No matter the power source, racing has always been about resource management. Drivers and teams select tire strategies they believe produce the fastest elapsed time and fuel conservation comes into play.

On one hand, electric racing is the same, but there is a critical difference. With the battery as both the power source and an integral part of the engine, there are multiple reasons to manage it.

In electric racing, the brain of the car is the software – and that is where James sees the greatest room for advancement.

“As we are working with our drivers and engineers – and start to look at functionality to improve our efficiency and our performance, that’s something we’ll continue to push because that development is open throughout the season,” James said. “That’s going to be our focus going forward and provides enough of a challenge for us to get our teeth into.

“What’s going to be fascinating is as Formula E continues, is to really look at which areas of development on the car are going to be the most relevant and ensuring that we can focus on those together with the manufacturers so we continue and use the series as a platform for technical development that can then feed back into the road car side of things as well.

“At the end of the day, that’s what motorsports always been, a very powerful tool for, and I see Formula E as no exception.”

James McLaren Formula E
Jake Hughes and Rene Rast were chosen for their ability to drive fast and execute the necessary strategy for energy management. – McLaren Racing

Selecting Rast and Hughes as McLaren’s Formula E drivers was not simply because they know how to drive fast. James believes both drivers have the mental aptitude to execute energy management strategies throughout the race and squeeze maximum performance.

“As with many other motorsports, you’ve got a certain amount of energy that you’re able to deploy during the race and the management of that energy is absolutely crucial,” James said. “What we’re seeing typically in electric motorsports now is the hardware side of things. The efficiencies that we’re seeing in the powertrain as a whole, they’re getting up to the sort of 96%, 97%, 98% efficiency, so the gains that you get through that further and further become more marginal.”
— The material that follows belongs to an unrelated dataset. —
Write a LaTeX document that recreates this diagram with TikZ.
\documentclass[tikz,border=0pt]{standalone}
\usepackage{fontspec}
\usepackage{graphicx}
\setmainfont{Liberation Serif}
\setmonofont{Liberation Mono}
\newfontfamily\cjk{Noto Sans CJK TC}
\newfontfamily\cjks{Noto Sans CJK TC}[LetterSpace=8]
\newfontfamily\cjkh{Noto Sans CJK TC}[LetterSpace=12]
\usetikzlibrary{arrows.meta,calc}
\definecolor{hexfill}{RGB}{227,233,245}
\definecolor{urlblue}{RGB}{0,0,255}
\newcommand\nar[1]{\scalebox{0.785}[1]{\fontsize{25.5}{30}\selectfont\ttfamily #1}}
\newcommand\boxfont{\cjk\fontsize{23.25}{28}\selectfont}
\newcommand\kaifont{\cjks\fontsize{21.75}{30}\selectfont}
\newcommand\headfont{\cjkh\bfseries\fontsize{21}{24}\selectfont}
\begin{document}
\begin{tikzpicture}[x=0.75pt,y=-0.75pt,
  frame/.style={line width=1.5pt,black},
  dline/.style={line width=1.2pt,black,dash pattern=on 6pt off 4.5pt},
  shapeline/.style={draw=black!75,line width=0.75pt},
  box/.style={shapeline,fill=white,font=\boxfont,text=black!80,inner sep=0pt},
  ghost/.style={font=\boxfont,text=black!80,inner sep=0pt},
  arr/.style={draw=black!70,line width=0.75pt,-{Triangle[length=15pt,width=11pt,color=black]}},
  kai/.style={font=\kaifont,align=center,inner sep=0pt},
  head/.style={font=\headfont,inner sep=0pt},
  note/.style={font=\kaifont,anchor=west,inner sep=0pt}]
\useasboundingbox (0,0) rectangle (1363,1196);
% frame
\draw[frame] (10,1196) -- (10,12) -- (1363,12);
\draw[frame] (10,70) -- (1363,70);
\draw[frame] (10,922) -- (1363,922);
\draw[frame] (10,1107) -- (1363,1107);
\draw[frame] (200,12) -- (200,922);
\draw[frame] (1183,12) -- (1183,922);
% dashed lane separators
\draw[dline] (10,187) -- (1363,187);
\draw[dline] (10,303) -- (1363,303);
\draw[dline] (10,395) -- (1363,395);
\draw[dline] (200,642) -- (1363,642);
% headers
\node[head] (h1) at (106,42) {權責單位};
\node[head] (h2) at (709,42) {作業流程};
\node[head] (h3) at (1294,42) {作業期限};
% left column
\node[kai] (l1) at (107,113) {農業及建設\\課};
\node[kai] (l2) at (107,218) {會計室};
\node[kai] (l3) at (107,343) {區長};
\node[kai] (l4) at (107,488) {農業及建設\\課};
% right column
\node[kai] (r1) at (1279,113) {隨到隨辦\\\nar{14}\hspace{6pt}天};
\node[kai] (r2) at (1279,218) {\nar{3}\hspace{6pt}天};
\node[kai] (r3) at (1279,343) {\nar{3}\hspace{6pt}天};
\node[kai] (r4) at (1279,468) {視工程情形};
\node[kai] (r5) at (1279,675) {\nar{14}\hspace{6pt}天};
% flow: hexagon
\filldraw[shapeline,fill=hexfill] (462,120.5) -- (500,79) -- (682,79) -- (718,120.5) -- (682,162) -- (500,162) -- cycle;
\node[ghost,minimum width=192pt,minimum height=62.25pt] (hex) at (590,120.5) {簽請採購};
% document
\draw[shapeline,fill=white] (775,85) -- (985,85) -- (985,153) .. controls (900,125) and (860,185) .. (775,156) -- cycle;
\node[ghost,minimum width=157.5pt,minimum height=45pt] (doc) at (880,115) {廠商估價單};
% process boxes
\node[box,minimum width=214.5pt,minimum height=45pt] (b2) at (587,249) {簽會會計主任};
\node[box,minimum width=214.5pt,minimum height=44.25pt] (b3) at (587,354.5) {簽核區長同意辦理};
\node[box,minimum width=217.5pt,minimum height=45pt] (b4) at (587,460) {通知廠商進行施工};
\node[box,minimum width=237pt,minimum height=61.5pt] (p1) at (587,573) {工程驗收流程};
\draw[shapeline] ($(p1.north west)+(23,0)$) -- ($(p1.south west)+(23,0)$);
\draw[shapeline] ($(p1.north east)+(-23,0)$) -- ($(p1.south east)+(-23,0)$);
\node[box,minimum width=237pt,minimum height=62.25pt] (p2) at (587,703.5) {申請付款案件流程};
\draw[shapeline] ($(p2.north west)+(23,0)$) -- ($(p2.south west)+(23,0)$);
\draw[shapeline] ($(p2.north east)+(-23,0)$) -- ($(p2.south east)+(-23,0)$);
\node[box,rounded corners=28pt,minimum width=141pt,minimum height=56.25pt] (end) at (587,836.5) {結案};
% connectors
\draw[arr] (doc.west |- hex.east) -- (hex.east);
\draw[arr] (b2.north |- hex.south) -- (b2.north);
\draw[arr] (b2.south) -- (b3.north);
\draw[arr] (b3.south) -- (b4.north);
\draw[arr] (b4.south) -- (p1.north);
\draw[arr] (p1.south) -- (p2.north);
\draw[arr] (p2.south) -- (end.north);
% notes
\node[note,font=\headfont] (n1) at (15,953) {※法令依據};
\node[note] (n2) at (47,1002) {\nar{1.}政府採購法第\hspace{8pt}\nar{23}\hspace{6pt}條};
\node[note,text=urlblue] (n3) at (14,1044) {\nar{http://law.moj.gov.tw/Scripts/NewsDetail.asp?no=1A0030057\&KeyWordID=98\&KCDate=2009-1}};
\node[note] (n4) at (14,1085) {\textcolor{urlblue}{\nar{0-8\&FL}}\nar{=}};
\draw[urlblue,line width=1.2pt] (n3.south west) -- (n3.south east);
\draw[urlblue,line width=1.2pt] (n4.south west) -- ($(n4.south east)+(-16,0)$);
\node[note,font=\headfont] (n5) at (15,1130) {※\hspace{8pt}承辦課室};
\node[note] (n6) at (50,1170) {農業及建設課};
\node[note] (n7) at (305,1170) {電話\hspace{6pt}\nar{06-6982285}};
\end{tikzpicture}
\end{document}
With much more room for improvement, software is a different matter. To make the best decisions, the drivers need data, and that is where James believes McLaren Formula E will make their greatest impact.

“And then you really switch that focus to the software and that’s where you’re going to see the most the most improvement and the most gains,” James continued. “It’s then using that software to ensure that you’re deploying the energy in the most efficient manner during race, and thereby giving the driver the most performance. And that’s something which is incredibly complicated, but I find it a fascinating area to work in.

“The benefit of being involved in racing is you can really push the envelope in a way that you can’t do on road cars. And I think that that’s where that value comes in. It means that you accelerate the development a lot quicker. We will get ahead of the curve – and we are getting ahead of the curve now – and that will mean that the electric motorsports remain part of the overall development process.

“The key to that is also making sure that the racing’s exciting and fun for the fans. If we can, we can tick both of those boxes, then it’s got a very bright future ahead of it.”